PC : Dans Un monde, on voit une espèce d’évolution inversée du rapport grand frère/ petite sœur. En début de film, Nora ne quitte pas son frère d’une semelle. Puis, alors qu’Abel devient le souffre-douleur du groupe, il vient manger le midi à la table de sa sœur. Les enseignants, dans ton film, ressemblent parfois à des pompiers sociaux de première ligne : ils font face à l’urgence alors qu’ils sont débordés et seuls face aux drames. ?

LW : Abel a déjà ses copains d’école. C’est au moment où elle vient le chercher que ses potes de classe commencent à se moquer de lui. Les premiers retours que j’ai sur le film montrent que tout le monde ne voit pas les choses de cette façon, mais c’est très bien ainsi.

J’essaye, quand j’écris mon scénario de ne pas porter de jugement sur les personnages. Je n’ai pas envie de blâmer qui que ce soit. Je montre une situation que j’ai observée durant des mois en immersion à l’école. Et j’ai vu des professeurs complètement débordés.

c’est important pour moi de souligner que dans les phénomènes d’harcèlement, tout le monde, même de manière inconsciente, est ou a été tour à tour témoin, bourreau et victime. — Laura Wandel

PC : On voit que le problème du harcèlement scolaire est loin d’être facile à montrer sans éviter le manichéisme, et encore moins à combattre. On voit Abel passer successivement du statut de victime à celui de bourreau. Les bourreaux d’Abel ressemblent furieusement à des gamins comme les autres… On voit aussi toute la difficulté de constater, d’en parler et cette fameuse loi du silence.

LW : Au départ, Nora est plutôt un témoin puis elle évolue et change. Et c’est important pour moi de souligner que dans les phénomènes d’harcèlement, tout le monde, même de manière inconsciente, est ou a été tour à tour témoin, bourreau et victime. Tant que cette violence/souffrance n’est pas écoutée et reconnue, elle continue de se reproduire. Par exemple, on peut pressentir qu’Antoine (l’un des bourreaux d’Abel) a des rapports « compliqués » avec son père.

Comment fait-on pour aider l’autre dans pareil contexte ? Se plaindre auprès des adultes peut aggraver votre sort. C’est très compliqué.

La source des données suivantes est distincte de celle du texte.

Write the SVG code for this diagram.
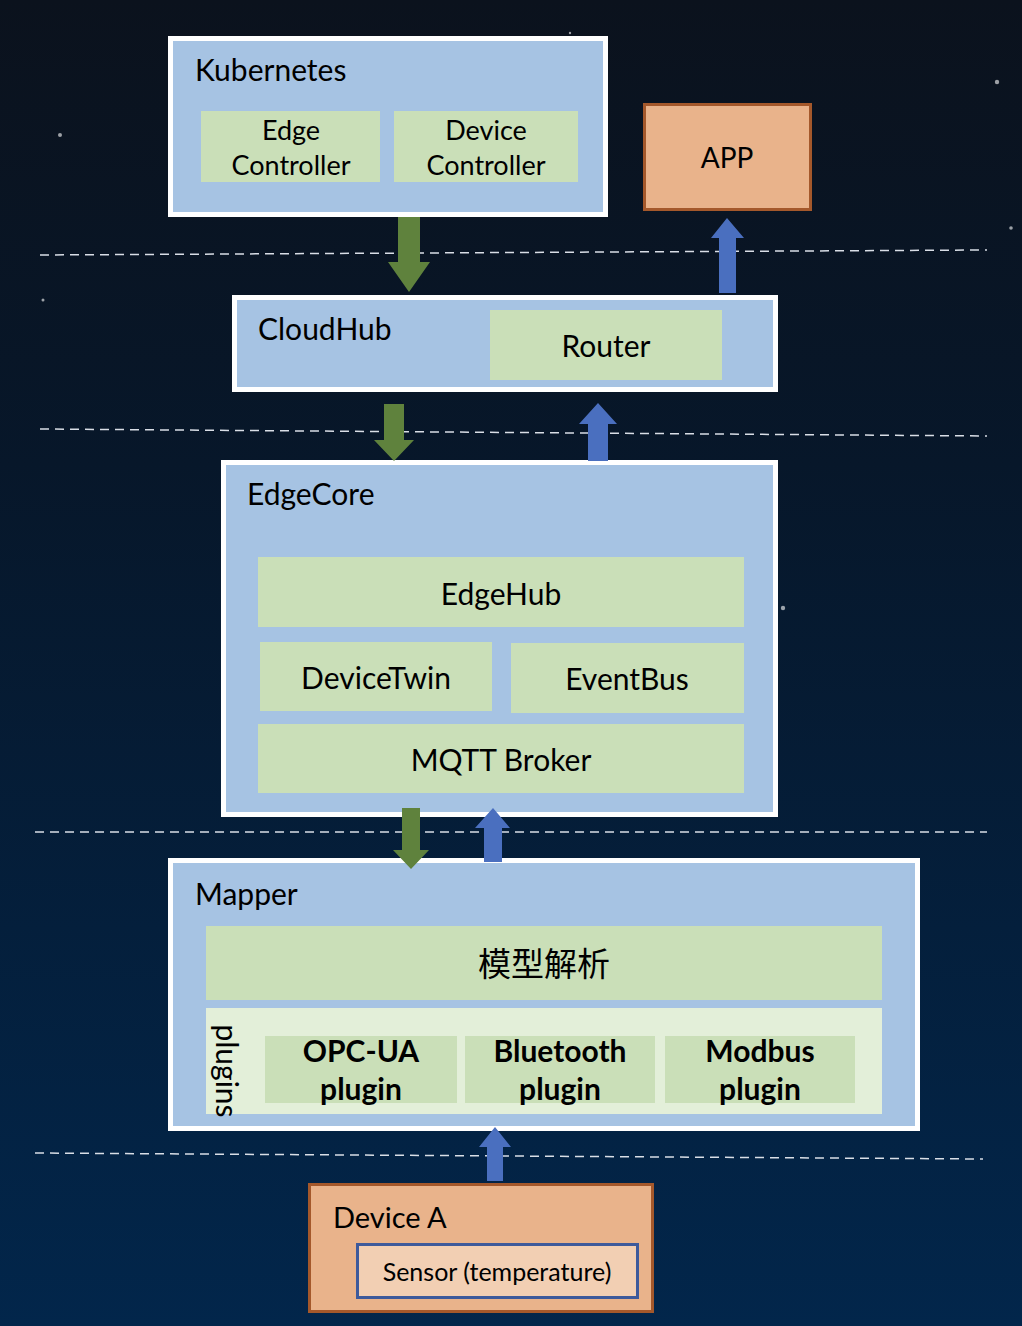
<svg xmlns="http://www.w3.org/2000/svg" width="1022" height="1326" viewBox="0 0 1022 1326">
<defs>
<linearGradient id="bg" x1="0" y1="0" x2="0" y2="1">
<stop offset="0" stop-color="#0b121d"/>
<stop offset="0.35" stop-color="#07172a"/>
<stop offset="0.7" stop-color="#041f3c"/>
<stop offset="1" stop-color="#02264b"/>
</linearGradient>
<style>
.outer{fill:#a6c3e3;stroke:#ffffff;stroke-width:5}
.inner{fill:#cadfb8}
.cont{fill:#e3efd9}
.orange{fill:#e9b38b;stroke:#a4582b;stroke-width:3}
.t{font-family:Lato,"Noto Sans",sans-serif;fill:#000000}
.lbl{font-size:30px}
.sm{font-size:27px;text-anchor:middle}
.mid{font-size:30px;text-anchor:middle}
.bold{font-size:30px;font-weight:bold;text-anchor:middle}
.dash{stroke:#d9dee6;stroke-width:1.5;stroke-dasharray:9 6;fill:none}
.ga{fill:#5f823d}
.ba{fill:#4a6fbf}
.star{fill:#ffffff;opacity:0.6}
</style>
</defs>
<rect x="0" y="0" width="1022" height="1326" fill="url(#bg)"/>
<g id="stars">
<circle class="star" cx="60" cy="135" r="2"/>
<circle class="star" cx="997" cy="82" r="2.2"/>
<circle class="star" cx="1011" cy="228" r="1.8"/>
<circle class="star" cx="43" cy="300" r="1.5"/>
<circle class="star" cx="783" cy="608" r="2.2"/>
<circle class="star" cx="570" cy="33" r="1.2"/>
</g>
<g id="separators">
<line class="dash" x1="40" y1="255" x2="987" y2="250"/>
<line class="dash" x1="40" y1="429" x2="987" y2="436"/>
<line class="dash" x1="35" y1="832" x2="987" y2="832"/>
<line class="dash" x1="35" y1="1153" x2="983" y2="1159"/>
</g>
<g id="kubernetes">
<rect class="outer" x="170.5" y="38.5" width="435" height="176"/>
<text class="t lbl" x="195" y="81">Kubernetes</text>
<g id="edge-controller">
<rect class="inner" x="201" y="111" width="179" height="71"/>
<text class="t sm" x="291" y="140">Edge</text>
<text class="t sm" x="291" y="175">Controller</text>
</g>
<g id="device-controller">
<rect class="inner" x="394" y="111" width="184" height="71"/>
<text class="t sm" x="486" y="140">Device</text>
<text class="t sm" x="486" y="175">Controller</text>
</g>
</g>
<g id="app">
<rect class="orange" x="644.5" y="104.5" width="166" height="105"/>
<text class="t mid" x="727" y="168" style="font-size:28px">APP</text>
</g>
<g id="cloudhub">
<rect class="outer" x="234.5" y="297.5" width="541" height="92"/>
<text class="t lbl" x="258" y="340">CloudHub</text>
<g id="router">
<rect class="inner" x="490" y="310" width="232" height="70"/>
<text class="t mid" x="606" y="357">Router</text>
</g>
</g>
<g id="edgecore">
<rect class="outer" x="223.5" y="462.5" width="552" height="352"/>
<text class="t lbl" x="247" y="505">EdgeCore</text>
<g id="edgehub">
<rect class="inner" x="258" y="557" width="486" height="70"/>
<text class="t mid" x="501" y="605">EdgeHub</text>
</g>
<g id="devicetwin">
<rect class="inner" x="260" y="642" width="232" height="69"/>
<text class="t mid" x="376" y="689">DeviceTwin</text>
</g>
<g id="eventbus">
<rect class="inner" x="511" y="643" width="233" height="70"/>
<text class="t mid" x="627" y="690">EventBus</text>
</g>
<g id="mqtt">
<rect class="inner" x="258" y="724" width="486" height="69"/>
<text class="t mid" x="501" y="771">MQTT Broker</text>
</g>
</g>
<g id="mapper">
<rect class="outer" x="170.5" y="860.5" width="747" height="268"/>
<text class="t lbl" x="195" y="905">Mapper</text>
<g id="model-parse">
<rect class="inner" x="206" y="926" width="676" height="74"/>
<text x="544" y="976" text-anchor="middle" style="font-family:'Noto Sans CJK SC','Noto Sans',sans-serif;font-size:33px;fill:#000">模型解析</text>
</g>
<g id="plugins">
<rect class="cont" x="206" y="1008" width="676" height="106"/>
<text class="t" x="1071" y="-216" text-anchor="middle" transform="rotate(90)" style="font-size:30px">plugins</text>
<g id="opcua">
<rect class="inner" x="265" y="1036" width="192" height="67"/>
<text class="t bold" x="361" y="1062">OPC-UA</text>
<text class="t bold" x="361" y="1100">plugin</text>
</g>
<g id="bluetooth">
<rect class="inner" x="465" y="1036" width="190" height="67"/>
<text class="t bold" x="560" y="1062">Bluetooth</text>
<text class="t bold" x="560" y="1100">plugin</text>
</g>
<g id="modbus">
<rect class="inner" x="665" y="1036" width="190" height="67"/>
<text class="t bold" x="760" y="1062">Modbus</text>
<text class="t bold" x="760" y="1100">plugin</text>
</g>
</g>
</g>
<g id="device-a">
<rect class="orange" x="309.5" y="1184.5" width="343" height="127"/>
<text class="t" x="333" y="1228" style="font-size:29px">Device A</text>
<g id="sensor">
<rect x="357.5" y="1244.5" width="280" height="53" fill="#f2cfb3" stroke="#3e5a9b" stroke-width="3"/>
<text class="t" x="497" y="1281" text-anchor="middle" style="font-size:25px">Sensor (temperature)</text>
</g>
</g>
<g id="connectors">
<polygon class="ga" points="398,217 420,217 420,262 430,262 409,292 388,262 398,262"/>
<polygon class="ba" points="727,218 744,238 736,238 736,293 719,293 719,238 711,238"/>
<polygon class="ga" points="384,404 404,404 404,440 414,440 394,461 374,440 384,440"/>
<polygon class="ba" points="598,403 617,424 608,424 608,461 588,461 588,424 579,424"/>
<polygon class="ga" points="402,808 420,808 420,850 429,850 411,869 393,850 402,850"/>
<polygon class="ba" points="493,808 510,828 502,828 502,862 484,862 484,828 475,828"/>
<polygon class="ba" points="495,1127 511,1147 503,1147 503,1181 487,1181 487,1147 479,1147"/>
</g>
</svg>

PC : j’ai noté quelques occurrences avec ton premier court-métrage Les Corps étrangers. Tu nourris un rapport de fascination avec l’élément liquide et l’univers des piscines ?

LW : Il y a une notion de danger et de malaise à la piscine qui m’attire. On a tous des souvenirs de piscine terribles.

PC : ton sentiment après les premiers bons retours critiques sur ton film qui aurait dû arriver sur les écran début 2020, et le danger qu’il ne sorte en catimini sur les plateformes telle que Sooner ?

LW : Je pense vraiment que c’est un film à voir en salles. On est ensemble et on partage une émotion commune au même moment.